-- BEGIN DATA BLOCK --
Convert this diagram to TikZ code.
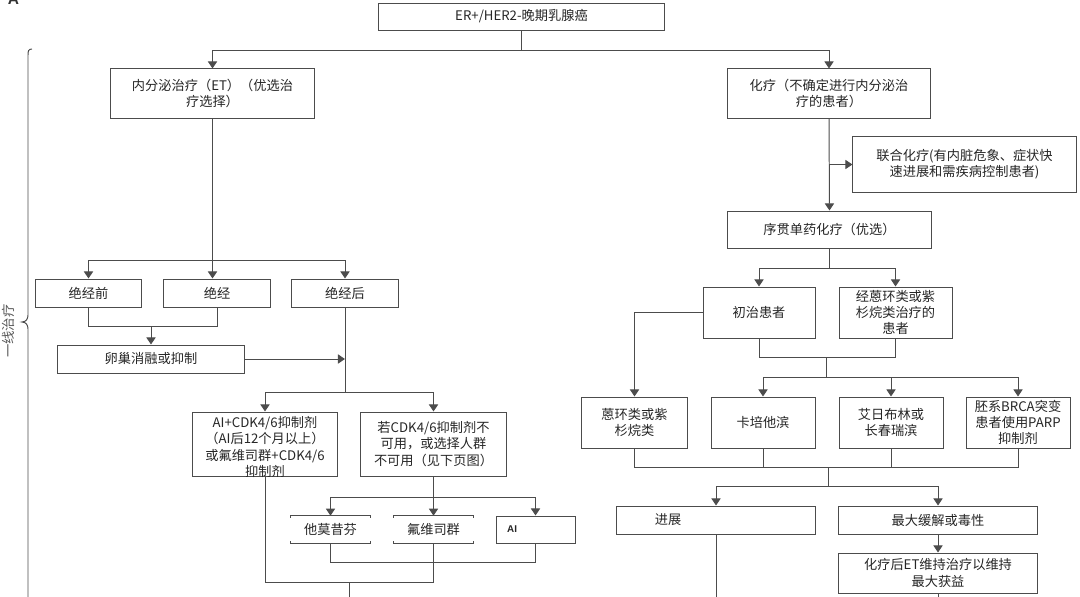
\documentclass[tikz,border=0pt]{standalone}
\usepackage{fontspec}
\newfontfamily\cjk{Noto Sans CJK SC}
\newfontfamily\lsans{Liberation Sans}
\usetikzlibrary{arrows.meta}
\begin{document}
\begin{tikzpicture}[x=0.025cm,y=-0.025cm,
  ln/.style={draw=black!70,line width=0.7pt},
  arr/.style={ln,-{Triangle[width=6.5pt,length=5pt]}},
  txt/.style={align=center,text=black!85,font=\cjk\fontsize{9.4}{11.6}\selectfont},
  box/.style={txt,draw=black!70,line width=0.7pt,inner xsep=2pt,inner ysep=1pt}]
\useasboundingbox (0,0) rectangle (1080,597);
\node[anchor=south,inner sep=0pt,text=black!80,font=\lsans\bfseries\fontsize{11}{12}\selectfont] (letter) at (13.5,5) {A};
\node[box,minimum width=7.125cm,minimum height=0.675cm] (top) at (521.5,16.5) {ER+/HER2-晚期乳腺癌};
\node[box,minimum width=5.075cm,minimum height=1.225cm] (et) at (212.5,93.5) {内分泌治疗（ET）（优选治\\疗选择）};
\node[box,minimum width=5.05cm,minimum height=1.225cm] (chemo) at (829,93.5) {化疗（不确定进行内分泌治\\疗的患者）};
\node[box,minimum width=5.575cm,minimum height=1.375cm] (combo) at (964.5,164.5) {联合化疗(有内脏危象、症状快\\速进展和需疾病控制患者)};
\node[box,minimum width=5.075cm,minimum height=0.925cm] (seq) at (829.5,229.5) {序贯单药化疗（优选）};
\node[box,minimum width=2.8cm,minimum height=1.275cm] (naive) at (759,312.5) {初治患者};
\node[box,minimum width=2.825cm,minimum height=1.275cm] (pretx) at (895.5,312.5) {经蒽环类或紫\\杉烷类治疗的\\患者};
\node[box,minimum width=2.625cm,minimum height=1.275cm] (anth) at (634.5,422.5) {蒽环类或紫\\杉烷类};
\node[box,minimum width=2.6cm,minimum height=1.275cm] (cape) at (763,422.5) {卡培他滨};
\node[box,minimum width=2.6cm,minimum height=1.275cm] (eri) at (891,422.5) {艾日布林或\\长春瑞滨};
\node[box,minimum width=2.6cm,minimum height=1.275cm] (parp) at (1018,422.5) {胚系BRCA突变\\患者使用PARP\\抑制剂};
\node[box,minimum height=0.7cm,inner xsep=0.95cm,text width=3.05cm,align=left] (prog) at (716,520) {进展};
\node[box,minimum width=4.95cm,minimum height=0.7cm] (maxresp) at (938,520) {最大缓解或毒性};
\node[box,minimum width=4.95cm,minimum height=1cm] (maint) at (938,573) {化疗后ET维持治疗以维持\\最大获益};
\node[box,minimum width=2.625cm,minimum height=0.7cm] (pre) at (88.5,293) {绝经前};
\node[box,minimum width=2.65cm,minimum height=0.7cm] (peri) at (217,293) {绝经};
\node[box,minimum width=2.65cm,minimum height=0.7cm] (post) at (345,293) {绝经后};
\node[box,minimum width=4.65cm,minimum height=0.7cm] (ovary) at (151,359) {卵巢消融或抑制};
\node[box,minimum width=3.625cm,minimum height=1.6cm] (cdk) at (265,444) {};
\node[txt] (cdktext) at (265,447) {AI+CDK4/6抑制剂\\（AI后12个月以上）\\或氟维司群+CDK4/6\\抑制剂};
\node[box,minimum width=3.625cm,minimum height=1.6cm] (nocdk) at (433.5,444) {若CDK4/6抑制剂不\\可用，或选择人群\\不可用（见下页图）};
\node[txt,minimum width=1.975cm,minimum height=0.675cm] (tam) at (330.5,529.5) {他莫昔芬};
\node[txt,minimum width=1.975cm,minimum height=0.675cm] (ful) at (433.5,529.5) {氟维司群};
\node[box,minimum height=0.675cm,inner xsep=0.28cm,text width=1.415cm,align=left,font=\lsans\bfseries\fontsize{7}{8}\selectfont] (ai) at (535.5,529.5) {AI};
\node[rotate=90,text=black!65,font=\cjk\fontsize{9.5}{11}\selectfont] (first) at (8,331) {一线治疗};
\foreach \n in {tam,ful}{
  \draw[ln] ([yshift=-1.5pt]\n.north west) -- (\n.north west) -- (\n.north east) -- ([yshift=-1.5pt]\n.north east);
  \draw[ln] ([yshift=1.5pt]\n.south west) -- (\n.south west) -- (\n.south east) -- ([yshift=1.5pt]\n.south east);
}
\draw[ln] (32,49) .. controls (28.5,49) and (28,51) .. (28,55) -- (28,315) .. controls (28,319) and (26,322) .. (22,322) .. controls (26,322) and (28,325) .. (28,329) -- (28,600);
\draw[ln] (top.south) -- (top.south |- 0,50) coordinate (t1);
\draw[arr] (t1) -| (et.north);
\draw[arr] (t1) -| (chemo.north);
\draw[ln] (et.south) -- (et.south |- 0,260) coordinate (e1);
\draw[arr] (e1) -| (pre.north);
\draw[arr] (e1) -- (e1 |- peri.north);
\draw[arr] (e1) -| (post.north);
\draw[ln] (pre.south) |- (peri.south |- 0,326) -- (peri.south);
\coordinate (j1) at (151,326);
\draw[arr] (j1) -- (ovary.north);
\draw[arr] (ovary.east) -- (ovary.east -| post.south);
\draw[ln] (post.south) -- (post.south |- 0,392) coordinate (p1);
\draw[arr] (p1) -| (cdk.north);
\draw[arr] (p1) -| (nocdk.north);
\draw[ln] (nocdk.south) -- (nocdk.south |- 0,497) coordinate (n1);
\draw[arr] (n1) -| (tam.north);
\draw[arr] (n1) -- (ful.north);
\draw[arr] (n1) -| (ai.north);
\draw[ln] (tam.south) |- (ai.south |- 0,562) -- (ai.south);
\draw[ln] (ful.south) -- (ful.south |- 0,582);
\draw[ln] (cdk.south) |- (ful.south |- 0,582);
\coordinate (lj) at (349,582);
\coordinate (lend) at (349,600);
\draw[ln] (lj) -- (lend);
\draw[arr] (chemo.south) -- (seq.north);
\draw[arr] (chemo.south |- combo.west) -- (combo.west);
\draw[ln] (seq.south) -- (seq.south |- 0,268) coordinate (q1);
\draw[arr] (q1) -| (naive.north);
\draw[arr] (q1) -| (pretx.north);
\draw[arr] (naive.west) -| (anth.north);
\draw[ln] (naive.south) |- (pretx.south |- 0,357) -- (pretx.south);
\coordinate (q2) at (826,357);
\coordinate (q3) at (826,377);
\draw[ln] (q2) -- (q3);
\draw[arr] (q3) -| (cape.north);
\draw[arr] (q3) -| (eri.north);
\draw[arr] (q3) -| (parp.north);
\draw[ln] (anth.south) |- (parp.south |- 0,467) -- (parp.south);
\draw[ln] (cape.south) -- (cape.south |- 0,467);
\draw[ln] (eri.south) -- (eri.south |- 0,467);
\coordinate (r1) at (828,467);
\coordinate (r2) at (828,486);
\draw[ln] (r1) -- (r2);
\draw[arr] (r2) -| (prog.north);
\draw[arr] (r2) -| (maxresp.north);
\draw[arr] (maxresp.south) -- (maint.north);
\coordinate (progend) at (716,600);
\coordinate (maintend) at (938,600);
\draw[ln] (prog.south) -- (progend);
\draw[ln] (maint.south) -- (maintend);
\end{tikzpicture}
\end{document}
-- END DATA BLOCK --
### WHAT THE EXERCISE ASKS
Omit the pictures, and quote the material above exactly as given.

### RESPONSE BELOW
Convert this diagram to TikZ code.
\documentclass[tikz,border=0pt]{standalone}
\usepackage{fontspec}
\newfontfamily\cjk{Noto Sans CJK SC}
\newfontfamily\lsans{Liberation Sans}
\usetikzlibrary{arrows.meta}
\begin{document}
\begin{tikzpicture}[x=0.025cm,y=-0.025cm,
  ln/.style={draw=black!70,line width=0.7pt},
  arr/.style={ln,-{Triangle[width=6.5pt,length=5pt]}},
  txt/.style={align=center,text=black!85,font=\cjk\fontsize{9.4}{11.6}\selectfont},
  box/.style={txt,draw=black!70,line width=0.7pt,inner xsep=2pt,inner ysep=1pt}]
\useasboundingbox (0,0) rectangle (1080,597);
\node[anchor=south,inner sep=0pt,text=black!80,font=\lsans\bfseries\fontsize{11}{12}\selectfont] (letter) at (13.5,5) {A};
\node[box,minimum width=7.125cm,minimum height=0.675cm] (top) at (521.5,16.5) {ER+/HER2-晚期乳腺癌};
\node[box,minimum width=5.075cm,minimum height=1.225cm] (et) at (212.5,93.5) {内分泌治疗（ET）（优选治\\疗选择）};
\node[box,minimum width=5.05cm,minimum height=1.225cm] (chemo) at (829,93.5) {化疗（不确定进行内分泌治\\疗的患者）};
\node[box,minimum width=5.575cm,minimum height=1.375cm] (combo) at (964.5,164.5) {联合化疗(有内脏危象、症状快\\速进展和需疾病控制患者)};
\node[box,minimum width=5.075cm,minimum height=0.925cm] (seq) at (829.5,229.5) {序贯单药化疗（优选）};
\node[box,minimum width=2.8cm,minimum height=1.275cm] (naive) at (759,312.5) {初治患者};
\node[box,minimum width=2.825cm,minimum height=1.275cm] (pretx) at (895.5,312.5) {经蒽环类或紫\\杉烷类治疗的\\患者};
\node[box,minimum width=2.625cm,minimum height=1.275cm] (anth) at (634.5,422.5) {蒽环类或紫\\杉烷类};
\node[box,minimum width=2.6cm,minimum height=1.275cm] (cape) at (763,422.5) {卡培他滨};
\node[box,minimum width=2.6cm,minimum height=1.275cm] (eri) at (891,422.5) {艾日布林或\\长春瑞滨};
\node[box,minimum width=2.6cm,minimum height=1.275cm] (parp) at (1018,422.5) {胚系BRCA突变\\患者使用PARP\\抑制剂};
\node[box,minimum height=0.7cm,inner xsep=0.95cm,text width=3.05cm,align=left] (prog) at (716,520) {进展};
\node[box,minimum width=4.95cm,minimum height=0.7cm] (maxresp) at (938,520) {最大缓解或毒性};
\node[box,minimum width=4.95cm,minimum height=1cm] (maint) at (938,573) {化疗后ET维持治疗以维持\\最大获益};
\node[box,minimum width=2.625cm,minimum height=0.7cm] (pre) at (88.5,293) {绝经前};
\node[box,minimum width=2.65cm,minimum height=0.7cm] (peri) at (217,293) {绝经};
\node[box,minimum width=2.65cm,minimum height=0.7cm] (post) at (345,293) {绝经后};
\node[box,minimum width=4.65cm,minimum height=0.7cm] (ovary) at (151,359) {卵巢消融或抑制};
\node[box,minimum width=3.625cm,minimum height=1.6cm] (cdk) at (265,444) {};
\node[txt] (cdktext) at (265,447) {AI+CDK4/6抑制剂\\（AI后12个月以上）\\或氟维司群+CDK4/6\\抑制剂};
\node[box,minimum width=3.625cm,minimum height=1.6cm] (nocdk) at (433.5,444) {若CDK4/6抑制剂不\\可用，或选择人群\\不可用（见下页图）};
\node[txt,minimum width=1.975cm,minimum height=0.675cm] (tam) at (330.5,529.5) {他莫昔芬};
\node[txt,minimum width=1.975cm,minimum height=0.675cm] (ful) at (433.5,529.5) {氟维司群};
\node[box,minimum height=0.675cm,inner xsep=0.28cm,text width=1.415cm,align=left,font=\lsans\bfseries\fontsize{7}{8}\selectfont] (ai) at (535.5,529.5) {AI};
\node[rotate=90,text=black!65,font=\cjk\fontsize{9.5}{11}\selectfont] (first) at (8,331) {一线治疗};
\foreach \n in {tam,ful}{
  \draw[ln] ([yshift=-1.5pt]\n.north west) -- (\n.north west) -- (\n.north east) -- ([yshift=-1.5pt]\n.north east);
  \draw[ln] ([yshift=1.5pt]\n.south west) -- (\n.south west) -- (\n.south east) -- ([yshift=1.5pt]\n.south east);
}
\draw[ln] (32,49) .. controls (28.5,49) and (28,51) .. (28,55) -- (28,315) .. controls (28,319) and (26,322) .. (22,322) .. controls (26,322) and (28,325) .. (28,329) -- (28,600);
\draw[ln] (top.south) -- (top.south |- 0,50) coordinate (t1);
\draw[arr] (t1) -| (et.north);
\draw[arr] (t1) -| (chemo.north);
\draw[ln] (et.south) -- (et.south |- 0,260) coordinate (e1);
\draw[arr] (e1) -| (pre.north);
\draw[arr] (e1) -- (e1 |- peri.north);
\draw[arr] (e1) -| (post.north);
\draw[ln] (pre.south) |- (peri.south |- 0,326) -- (peri.south);
\coordinate (j1) at (151,326);
\draw[arr] (j1) -- (ovary.north);
\draw[arr] (ovary.east) -- (ovary.east -| post.south);
\draw[ln] (post.south) -- (post.south |- 0,392) coordinate (p1);
\draw[arr] (p1) -| (cdk.north);
\draw[arr] (p1) -| (nocdk.north);
\draw[ln] (nocdk.south) -- (nocdk.south |- 0,497) coordinate (n1);
\draw[arr] (n1) -| (tam.north);
\draw[arr] (n1) -- (ful.north);
\draw[arr] (n1) -| (ai.north);
\draw[ln] (tam.south) |- (ai.south |- 0,562) -- (ai.south);
\draw[ln] (ful.south) -- (ful.south |- 0,582);
\draw[ln] (cdk.south) |- (ful.south |- 0,582);
\coordinate (lj) at (349,582);
\coordinate (lend) at (349,600);
\draw[ln] (lj) -- (lend);
\draw[arr] (chemo.south) -- (seq.north);
\draw[arr] (chemo.south |- combo.west) -- (combo.west);
\draw[ln] (seq.south) -- (seq.south |- 0,268) coordinate (q1);
\draw[arr] (q1) -| (naive.north);
\draw[arr] (q1) -| (pretx.north);
\draw[arr] (naive.west) -| (anth.north);
\draw[ln] (naive.south) |- (pretx.south |- 0,357) -- (pretx.south);
\coordinate (q2) at (826,357);
\coordinate (q3) at (826,377);
\draw[ln] (q2) -- (q3);
\draw[arr] (q3) -| (cape.north);
\draw[arr] (q3) -| (eri.north);
\draw[arr] (q3) -| (parp.north);
\draw[ln] (anth.south) |- (parp.south |- 0,467) -- (parp.south);
\draw[ln] (cape.south) -- (cape.south |- 0,467);
\draw[ln] (eri.south) -- (eri.south |- 0,467);
\coordinate (r1) at (828,467);
\coordinate (r2) at (828,486);
\draw[ln] (r1) -- (r2);
\draw[arr] (r2) -| (prog.north);
\draw[arr] (r2) -| (maxresp.north);
\draw[arr] (maxresp.south) -- (maint.north);
\coordinate (progend) at (716,600);
\coordinate (maintend) at (938,600);
\draw[ln] (prog.south) -- (progend);
\draw[ln] (maint.south) -- (maintend);
\end{tikzpicture}
\end{document}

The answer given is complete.